If our salute to Krampus the other day (Best Christmas Monster #2) whetted your appetite for the creepy Germanic holiday figure, let me highly recommend Krampus: The Devil of Christmas by Monte Beauchamp (Last Gasp, San Francisco: 2010)
This handsome hardbound artbook reproduces a couple hundred Krampus post cards largely from the late 1890’s to WWI in lovingly lurid color. A few pages of text set the stage for these artifacts but the real treasure is to be found in these illustrations. I use the word “treasure” specifically because opening the covers of this volume is like swinging open a lockbox that reveals wonders that had been secreted away from a different time, a different place.

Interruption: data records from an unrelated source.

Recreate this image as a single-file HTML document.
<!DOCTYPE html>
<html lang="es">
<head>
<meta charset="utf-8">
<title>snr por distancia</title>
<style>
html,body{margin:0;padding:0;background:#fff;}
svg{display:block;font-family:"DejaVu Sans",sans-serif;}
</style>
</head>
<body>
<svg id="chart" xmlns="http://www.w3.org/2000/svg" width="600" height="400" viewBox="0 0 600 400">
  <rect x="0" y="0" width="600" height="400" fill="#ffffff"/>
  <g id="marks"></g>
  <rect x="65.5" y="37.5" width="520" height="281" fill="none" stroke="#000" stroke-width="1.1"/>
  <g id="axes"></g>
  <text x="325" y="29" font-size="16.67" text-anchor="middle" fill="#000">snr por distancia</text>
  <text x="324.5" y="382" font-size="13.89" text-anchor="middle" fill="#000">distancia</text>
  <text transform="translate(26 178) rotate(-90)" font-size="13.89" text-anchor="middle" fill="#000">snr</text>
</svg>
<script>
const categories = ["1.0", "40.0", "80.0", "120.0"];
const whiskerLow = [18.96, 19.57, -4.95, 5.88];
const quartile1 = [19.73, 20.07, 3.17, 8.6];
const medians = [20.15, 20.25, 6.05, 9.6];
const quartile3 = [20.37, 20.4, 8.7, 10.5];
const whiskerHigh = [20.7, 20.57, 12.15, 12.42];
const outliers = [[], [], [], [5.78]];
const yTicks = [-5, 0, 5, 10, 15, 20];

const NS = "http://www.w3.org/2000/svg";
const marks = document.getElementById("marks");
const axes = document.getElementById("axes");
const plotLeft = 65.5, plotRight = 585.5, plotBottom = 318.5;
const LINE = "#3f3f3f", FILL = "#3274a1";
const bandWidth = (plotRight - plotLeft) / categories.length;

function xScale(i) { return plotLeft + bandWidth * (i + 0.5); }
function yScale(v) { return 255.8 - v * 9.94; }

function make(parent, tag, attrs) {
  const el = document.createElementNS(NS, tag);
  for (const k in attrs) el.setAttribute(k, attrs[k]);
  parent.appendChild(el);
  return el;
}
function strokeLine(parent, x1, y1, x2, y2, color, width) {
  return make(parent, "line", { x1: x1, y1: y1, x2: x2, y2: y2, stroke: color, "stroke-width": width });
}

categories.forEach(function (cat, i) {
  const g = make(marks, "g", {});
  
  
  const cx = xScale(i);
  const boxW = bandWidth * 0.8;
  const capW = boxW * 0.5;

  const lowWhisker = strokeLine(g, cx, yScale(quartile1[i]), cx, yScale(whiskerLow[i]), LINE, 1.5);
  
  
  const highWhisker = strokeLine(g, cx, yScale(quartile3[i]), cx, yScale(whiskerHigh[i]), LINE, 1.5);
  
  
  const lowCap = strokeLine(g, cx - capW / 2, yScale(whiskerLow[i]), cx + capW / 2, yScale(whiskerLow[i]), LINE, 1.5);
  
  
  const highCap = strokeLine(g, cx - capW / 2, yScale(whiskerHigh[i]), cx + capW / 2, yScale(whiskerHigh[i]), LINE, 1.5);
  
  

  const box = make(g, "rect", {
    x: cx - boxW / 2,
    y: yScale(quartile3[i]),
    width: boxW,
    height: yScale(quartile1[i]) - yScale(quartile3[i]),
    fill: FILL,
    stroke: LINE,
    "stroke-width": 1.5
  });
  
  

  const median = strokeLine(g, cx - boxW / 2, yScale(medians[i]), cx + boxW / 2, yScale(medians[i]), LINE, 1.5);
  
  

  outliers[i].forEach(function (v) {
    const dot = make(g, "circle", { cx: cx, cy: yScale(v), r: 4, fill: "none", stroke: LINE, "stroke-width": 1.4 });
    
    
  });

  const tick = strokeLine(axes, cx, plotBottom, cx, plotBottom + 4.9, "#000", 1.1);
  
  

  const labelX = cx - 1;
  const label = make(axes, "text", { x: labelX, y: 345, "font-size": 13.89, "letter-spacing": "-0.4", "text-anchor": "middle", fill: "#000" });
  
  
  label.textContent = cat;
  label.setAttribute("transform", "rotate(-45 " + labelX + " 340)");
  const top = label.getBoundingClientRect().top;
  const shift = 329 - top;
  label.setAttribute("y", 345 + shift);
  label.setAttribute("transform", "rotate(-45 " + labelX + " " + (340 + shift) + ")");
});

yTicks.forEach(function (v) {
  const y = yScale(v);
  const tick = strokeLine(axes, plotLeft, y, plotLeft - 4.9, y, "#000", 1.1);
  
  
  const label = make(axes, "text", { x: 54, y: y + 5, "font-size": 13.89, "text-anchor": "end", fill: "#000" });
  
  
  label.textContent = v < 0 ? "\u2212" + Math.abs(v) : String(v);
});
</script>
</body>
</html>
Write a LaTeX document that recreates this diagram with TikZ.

Krampus is shown in all his cloven-hoof, tongue-wagging glory depicted through a wide variety of styles. For those of us who have grown a bit tired of the smooth vector graphics of contemporary design, these portraits are a revelation. In the least, they provide a potent antidote for Currier and Ives. Some are playful and some are quite horrific. My buddy Igor exclaimed “I’m going to have nightmares to night!’ after perusing the volume. It didn’t keep him from examining every page, however.
The perspective on the Yuletide season shown in these pictures is also alluringly alien to the sanitized Protestant Christmas I was raised to know. Beauchamp accounts for the North American “jollification” of St. Nick in his introductory notes. The volume is complete with a small bibliography of more Krampus-related works.
As a work definitely not intended for children of any age, we recommend again, Krampus: The Devil of Christmas.